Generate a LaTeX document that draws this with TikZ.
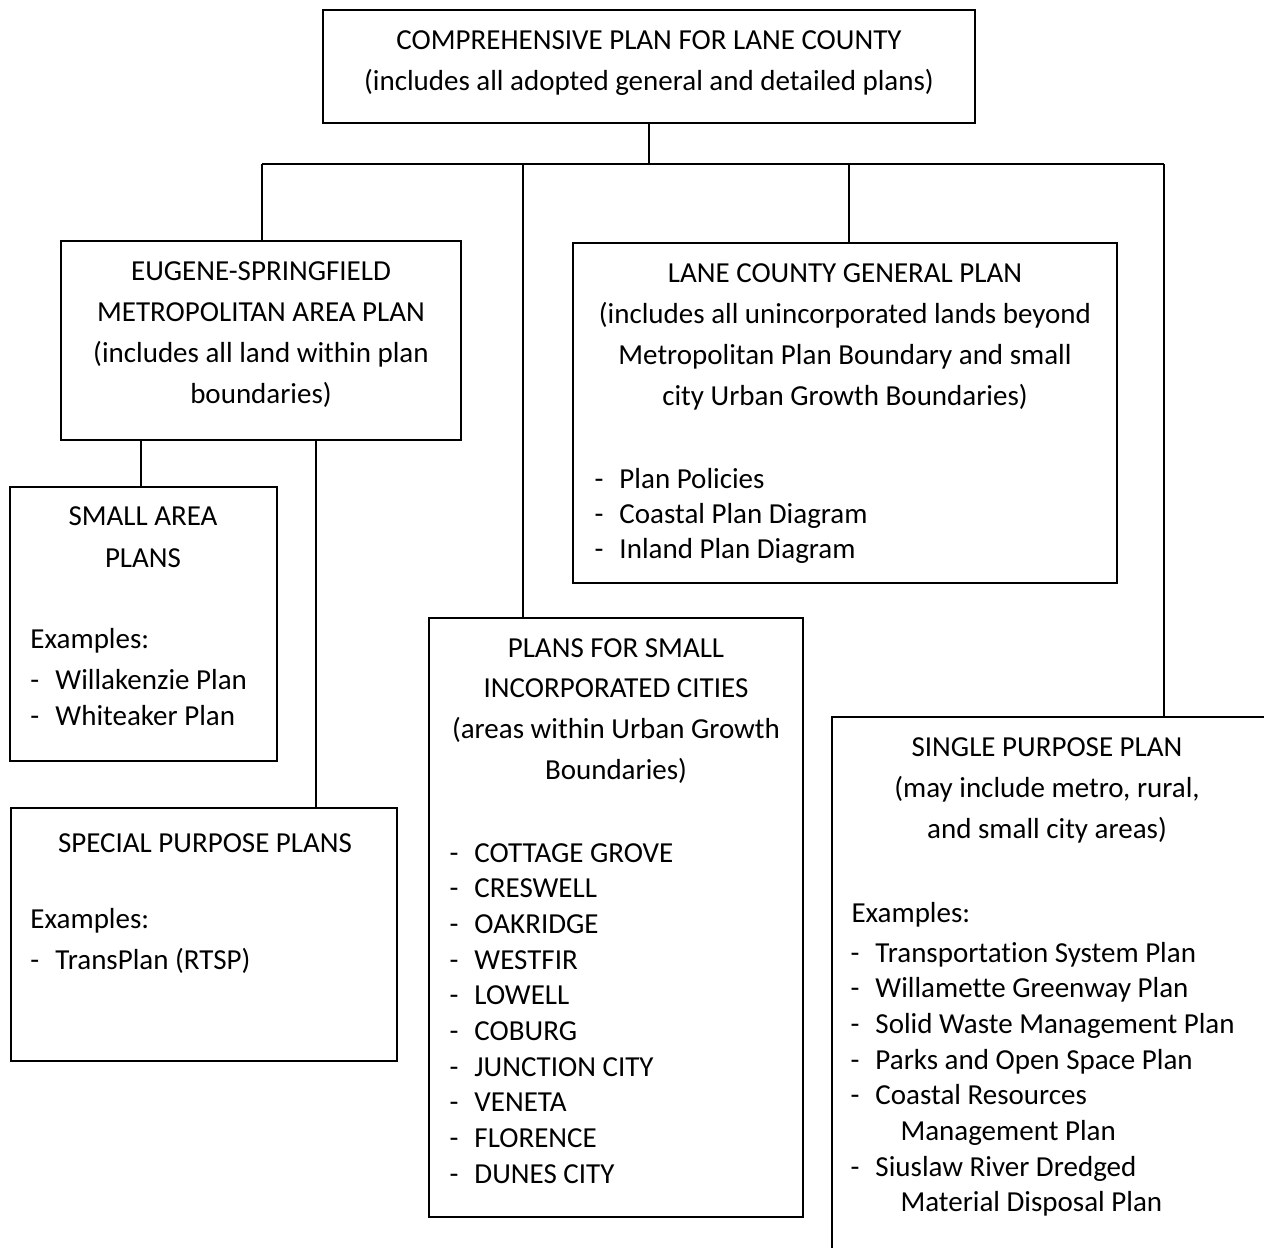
\documentclass[tikz,border=0pt]{standalone}
\usepackage{fontspec}
\setmainfont{Carlito}[Ligatures={NoCommon,NoContextual}]
\usetikzlibrary{positioning,fit}

\newcommand\dashitem[1]{\makebox[10pt][l]{-}#1}
\newcommand\contitem[1]{\hspace*{20pt}#1}

\begin{document}
\begin{tikzpicture}[
	x=0.4pt,y=-0.4pt,
	line join=miter,
	font=\fontsize{11.6}{14}\selectfont,
	planbox/.style={draw=black, line width=0.8pt, inner sep=0pt},
	link/.style={draw=black, line width=0.6pt},
	head/.style={anchor=base, inner sep=0pt},
	item/.style={anchor=base west, inner sep=0pt}
	]
	%----- page
	\useasboundingbox (0,0) rectangle (1264,1247);
	\clip (0,0) rectangle (1264,1247);
	
	%----- boxes
	\node[planbox, fit={(323,10) (975,123)}] (top) {};
	\node[planbox, fit={(61,241) (461,440)}] (eug) {};
	\node[planbox, fit={(573,243) (1117,583)}] (lane) {};
	\node[planbox, fit={(10,487) (277,761)}] (small) {};
	\node[planbox, fit={(11,808) (397,1061)}] (special) {};
	\node[planbox, fit={(429,618) (803,1217)}] (cities) {};
	\node[planbox, fit={(832,717) (1280,1265)}] (single) {};
	
	%----- connectors
	\coordinate (busL) at (262,164);
	\coordinate (busR) at (1164,164);
	\coordinate (cityDrop) at (523,164);
	\coordinate (laneDrop) at (849,164);
	\coordinate (smallDrop) at (141,440);
	\coordinate (specDrop) at (316,440);
	
	\draw[link] (busL) -- (busR);
	\draw[link] (top.south) -- (top.south |- busL);
	\draw[link] (busL) -- (busL |- eug.north);
	\draw[link] (cityDrop) -- (cityDrop |- cities.north);
	\draw[link] (laneDrop) -- (laneDrop |- lane.north);
	\draw[link] (busR) -- (busR |- single.north);
	\draw[link] (smallDrop) -- (smallDrop |- small.north);
	\draw[link] (specDrop) -- (specDrop |- special.north);
	
	%----- top box
	\node[head] (topT1) at (649,49) {COMPREHENSIVE PLAN FOR LANE COUNTY};
	\node[head] (topT2) at (649,90) {(includes all adopted general and detailed plans)};
	
	%----- metro plan
	\node[head] (eugT1) at (261,280) {EUGENE-SPRINGFIELD};
	\node[head] (eugT2) at (261,321) {METROPOLITAN AREA PLAN};
	\node[head] (eugT3) at (261,362) {(includes all land within plan};
	\node[head] (eugT4) at (261,403) {boundaries)};
	
	%----- general plan
	\node[head] (laneT1) at (845,282) {LANE COUNTY GENERAL PLAN};
	\node[head] (laneT2) at (845,323) {(includes all unincorporated lands beyond};
	\node[head] (laneT3) at (845,364) {Metropolitan Plan Boundary and small};
	\node[head] (laneT4) at (845,405) {city Urban Growth Boundaries)};
	\foreach \t [count=\i from 0] in {Plan Policies, Coastal Plan Diagram, Inland Plan Diagram}
		\node[item] (laneL\i) at (594,{488+35*\i}) {\dashitem{\t}};
	
	%----- small area plans
	\node[head] (smallT1) at (143,525) {SMALL AREA};
	\node[head] (smallT2) at (143,567) {PLANS};
	\node[item] (smallEx) at (30,648) {Examples:};
	\node[item] (smallL0) at (30,689) {\dashitem{Willakenzie Plan}};
	\node[item] (smallL1) at (30,725) {\dashitem{Whiteaker Plan}};
	
	%----- special purpose plans
	\node[head] (specT1) at (205,852) {SPECIAL PURPOSE PLANS};
	\node[item] (specEx) at (30,928) {Examples:};
	\node[item] (specL0) at (30,969) {\dashitem{TransPlan (RTSP)}};
	
	%----- small cities
	\node[head] (cityT1) at (616,657) {PLANS FOR SMALL};
	\node[head] (cityT2) at (616,697) {INCORPORATED CITIES};
	\node[head] (cityT3) at (616,738) {(areas within Urban Growth};
	\node[head] (cityT4) at (616,779) {Boundaries)};
	\foreach \c [count=\i from 0] in {COTTAGE GROVE, CRESWELL, OAKRIDGE, WESTFIR, LOWELL,
		COBURG, JUNCTION CITY, VENETA, FLORENCE, DUNES CITY}
		\node[item] (city\i) at (449,{862+35.7*\i}) {\dashitem{\c}};
	
	%----- single purpose plan
	\node[head] (singT1) at (1047,756) {SINGLE PURPOSE PLAN};
	\node[head] (singT2) at (1047,797) {(may include metro, rural,};
	\node[head] (singT3) at (1047,838) {and small city areas)};
	\node[item] (singEx) at (851,922) {Examples:};
	\foreach \t [count=\i from 0] in {\dashitem{Transportation System Plan},
		\dashitem{Willamette Greenway Plan}, \dashitem{Solid Waste Management Plan},
		\dashitem{Parks and Open Space Plan}, \dashitem{Coastal Resources},
		\contitem{Management Plan}, \dashitem{Siuslaw River Dredged},
		\contitem{Material Disposal Plan}}
		\node[item] (singL\i) at (850,{962+35.7*\i}) {\t};
	
\end{tikzpicture}
\end{document}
_____
Stated task
Copy the listing exactly. Any image in it stays out of the copy.

Completed exercise
Generate a LaTeX document that draws this with TikZ.
\documentclass[tikz,border=0pt]{standalone}
\usepackage{fontspec}
\setmainfont{Carlito}[Ligatures={NoCommon,NoContextual}]
\usetikzlibrary{positioning,fit}

\newcommand\dashitem[1]{\makebox[10pt][l]{-}#1}
\newcommand\contitem[1]{\hspace*{20pt}#1}

\begin{document}
\begin{tikzpicture}[
	x=0.4pt,y=-0.4pt,
	line join=miter,
	font=\fontsize{11.6}{14}\selectfont,
	planbox/.style={draw=black, line width=0.8pt, inner sep=0pt},
	link/.style={draw=black, line width=0.6pt},
	head/.style={anchor=base, inner sep=0pt},
	item/.style={anchor=base west, inner sep=0pt}
	]
	%----- page
	\useasboundingbox (0,0) rectangle (1264,1247);
	\clip (0,0) rectangle (1264,1247);
	
	%----- boxes
	\node[planbox, fit={(323,10) (975,123)}] (top) {};
	\node[planbox, fit={(61,241) (461,440)}] (eug) {};
	\node[planbox, fit={(573,243) (1117,583)}] (lane) {};
	\node[planbox, fit={(10,487) (277,761)}] (small) {};
	\node[planbox, fit={(11,808) (397,1061)}] (special) {};
	\node[planbox, fit={(429,618) (803,1217)}] (cities) {};
	\node[planbox, fit={(832,717) (1280,1265)}] (single) {};
	
	%----- connectors
	\coordinate (busL) at (262,164);
	\coordinate (busR) at (1164,164);
	\coordinate (cityDrop) at (523,164);
	\coordinate (laneDrop) at (849,164);
	\coordinate (smallDrop) at (141,440);
	\coordinate (specDrop) at (316,440);
	
	\draw[link] (busL) -- (busR);
	\draw[link] (top.south) -- (top.south |- busL);
	\draw[link] (busL) -- (busL |- eug.north);
	\draw[link] (cityDrop) -- (cityDrop |- cities.north);
	\draw[link] (laneDrop) -- (laneDrop |- lane.north);
	\draw[link] (busR) -- (busR |- single.north);
	\draw[link] (smallDrop) -- (smallDrop |- small.north);
	\draw[link] (specDrop) -- (specDrop |- special.north);
	
	%----- top box
	\node[head] (topT1) at (649,49) {COMPREHENSIVE PLAN FOR LANE COUNTY};
	\node[head] (topT2) at (649,90) {(includes all adopted general and detailed plans)};
	
	%----- metro plan
	\node[head] (eugT1) at (261,280) {EUGENE-SPRINGFIELD};
	\node[head] (eugT2) at (261,321) {METROPOLITAN AREA PLAN};
	\node[head] (eugT3) at (261,362) {(includes all land within plan};
	\node[head] (eugT4) at (261,403) {boundaries)};
	
	%----- general plan
	\node[head] (laneT1) at (845,282) {LANE COUNTY GENERAL PLAN};
	\node[head] (laneT2) at (845,323) {(includes all unincorporated lands beyond};
	\node[head] (laneT3) at (845,364) {Metropolitan Plan Boundary and small};
	\node[head] (laneT4) at (845,405) {city Urban Growth Boundaries)};
	\foreach \t [count=\i from 0] in {Plan Policies, Coastal Plan Diagram, Inland Plan Diagram}
		\node[item] (laneL\i) at (594,{488+35*\i}) {\dashitem{\t}};
	
	%----- small area plans
	\node[head] (smallT1) at (143,525) {SMALL AREA};
	\node[head] (smallT2) at (143,567) {PLANS};
	\node[item] (smallEx) at (30,648) {Examples:};
	\node[item] (smallL0) at (30,689) {\dashitem{Willakenzie Plan}};
	\node[item] (smallL1) at (30,725) {\dashitem{Whiteaker Plan}};
	
	%----- special purpose plans
	\node[head] (specT1) at (205,852) {SPECIAL PURPOSE PLANS};
	\node[item] (specEx) at (30,928) {Examples:};
	\node[item] (specL0) at (30,969) {\dashitem{TransPlan (RTSP)}};
	
	%----- small cities
	\node[head] (cityT1) at (616,657) {PLANS FOR SMALL};
	\node[head] (cityT2) at (616,697) {INCORPORATED CITIES};
	\node[head] (cityT3) at (616,738) {(areas within Urban Growth};
	\node[head] (cityT4) at (616,779) {Boundaries)};
	\foreach \c [count=\i from 0] in {COTTAGE GROVE, CRESWELL, OAKRIDGE, WESTFIR, LOWELL,
		COBURG, JUNCTION CITY, VENETA, FLORENCE, DUNES CITY}
		\node[item] (city\i) at (449,{862+35.7*\i}) {\dashitem{\c}};
	
	%----- single purpose plan
	\node[head] (singT1) at (1047,756) {SINGLE PURPOSE PLAN};
	\node[head] (singT2) at (1047,797) {(may include metro, rural,};
	\node[head] (singT3) at (1047,838) {and small city areas)};
	\node[item] (singEx) at (851,922) {Examples:};
	\foreach \t [count=\i from 0] in {\dashitem{Transportation System Plan},
		\dashitem{Willamette Greenway Plan}, \dashitem{Solid Waste Management Plan},
		\dashitem{Parks and Open Space Plan}, \dashitem{Coastal Resources},
		\contitem{Management Plan}, \dashitem{Siuslaw River Dredged},
		\contitem{Material Disposal Plan}}
		\node[item] (singL\i) at (850,{962+35.7*\i}) {\t};
	
\end{tikzpicture}
\end{document}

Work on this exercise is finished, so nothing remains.